At 07:14 PM 10/1/2008 -0700, Toshio Kuratomi wrote:
In terms of implementation I'd much rather see something less centered on the egg being the right way and the filesystem being a secondary concern.
Eggs don't have anything to do with it; in Python, it's simply common sense to put static resources next to the code that uses them, if you want to "write once, run anywhere". And given Python's strength as an interactive development language with no "build" step, having to *install* your data files somewhere else on the system to use them isn't a *feature* -- not for a developer, anyway.
And our hypothetical de-jure standard won't replace the de-facto standard unless it's adopted by developers... and it won't be adopted if it makes their lives harder without a compensating benefit. For the developer, FHS support is a cost, not a benefit, and only relevant to a subset of platforms, so the spec should make it as transparent for them as possible, if they don't have an interest in explicit support for it. By the STASCTAP principle (Simple Things Are Simple, Complex Things Are Possible), it should be possible for distros to relocate, and simple for developers not to care about it.
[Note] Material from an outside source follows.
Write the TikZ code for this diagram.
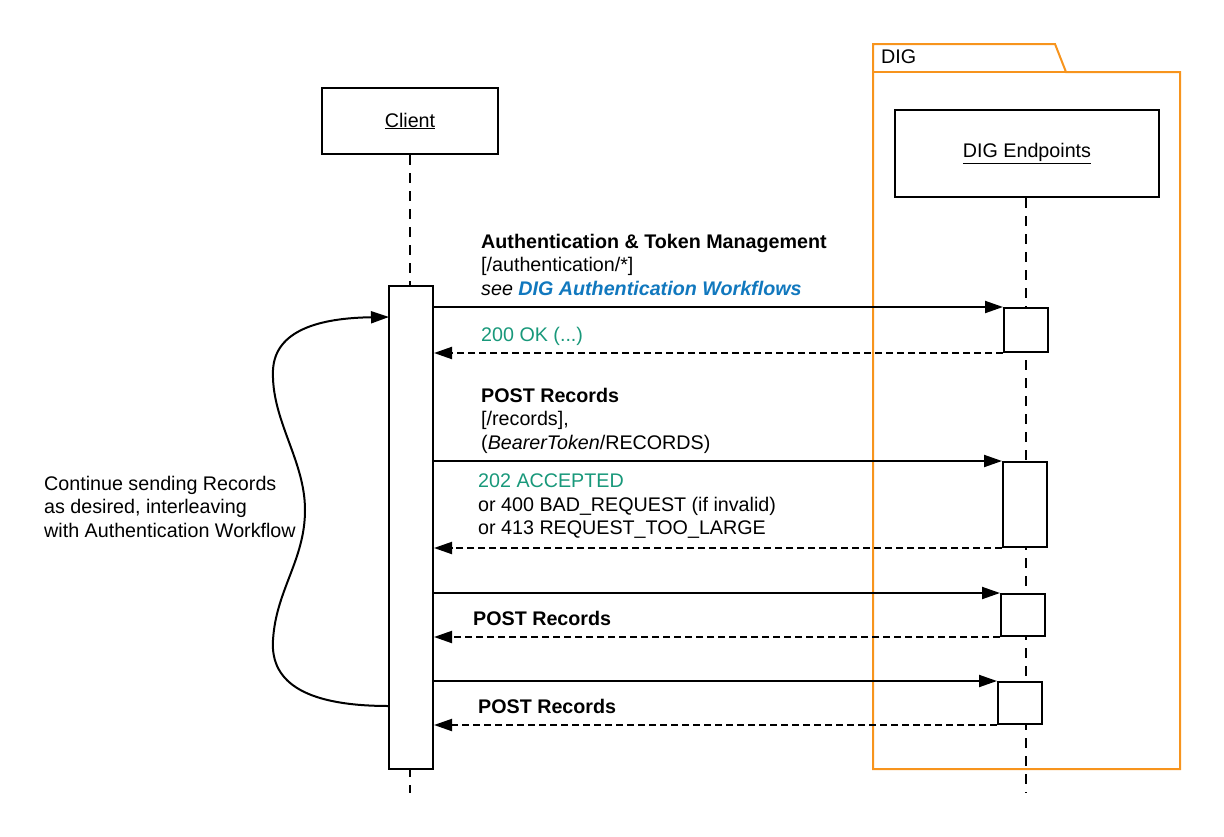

We should have metadata that tells us where the types of resources come from. When a package is installed on Linux the metadata could point locales at file:///usr/share/locale. When on Windows egg:locale (Perhaps the uninstalled case would use this too... that depends on how the egg structure and metadata evolves.) A question we'd have to decide is whether this particular metadata is something that should be defined globally or per package. Or globally with a chance for packages to override it.
I think install tools should handle it and keep it out of developers' hair. We should of course distinguish configuration and other writable data from static data, not to mention documentation. Any other file-related info is going to have to be optional, if that. I don't really think it's a good idea to ask developers to fill in information they don't understand. A developer who works entirely on Windows, for example, is not going to have a clue what to specify for FHS stuff, and they absolutely shouldn't have to if all they're doing is including some static data.
Even today, there exist Python developers who don't use the distutils to distribute their packages, so anything that makes it even more difficult than it is today, isn't going to be a viable standard. The closer we can get in ease of use to just tarring up a directory, the more viable it'll be. (That's one reason, btw, why setuptools offers revision control support and find_packages() for automating discovery of what to include.)
> I'd have preferred to avoid that complexity, but if the two of us can't > agree then there's no way on earth to get a community consensus. > > Btw, pkg_resources' concept of "metadata" would also need to be > relocatable, since e.g. the "EggTranslations" package uses that metadata > to store localizations of image resources and message catalogs. (Other > uses of the metadata files also inlcude scripts, dependencies, version > info, etc.) > Actually, we should decide whether we want to support that kind of thing within the egg metadata at all. The other things we've been talking about belonging in the metadata are simple key value pairs. EggTranslations uses the metadata area as a data store. (Or in your definition, a resource store). This breaks with the definition of what metadata is. Translations don't store information about a package, they store alternate views of data within the package.
I was actually somewhat incorrect in my statement about the distinction between pkg_resources "metadata" and "resources"; "metadata" is really "data that goes with the distribution, not with a specific package within the distribution". Only some of this data is "about" the distribution; the rest is data "with" or "of" the distribution. (This is a slight API wart, but the use case exists nonetheless.)
Meanwhile, regarding the proposed key-value pairs system, I don't see how that works; "extras" dependency information and entry points are a bit more structured than just key-value pairs; both are currently represented as .ini-like files with arbitrary section names. I suppose you could squash those entire files into values in some sort of key-value system, but that seems a bit hairy to me. In particular, setuptools design choice for separate metadata files is that many of these things don't need to be loaded at the same time. Also, PKG-INFO-style metadata can contain rather large blobs of text that aren't needed or useful at runtime. Entry points and extras are mostly runtime metadata, with the occasional bit of build or install usage.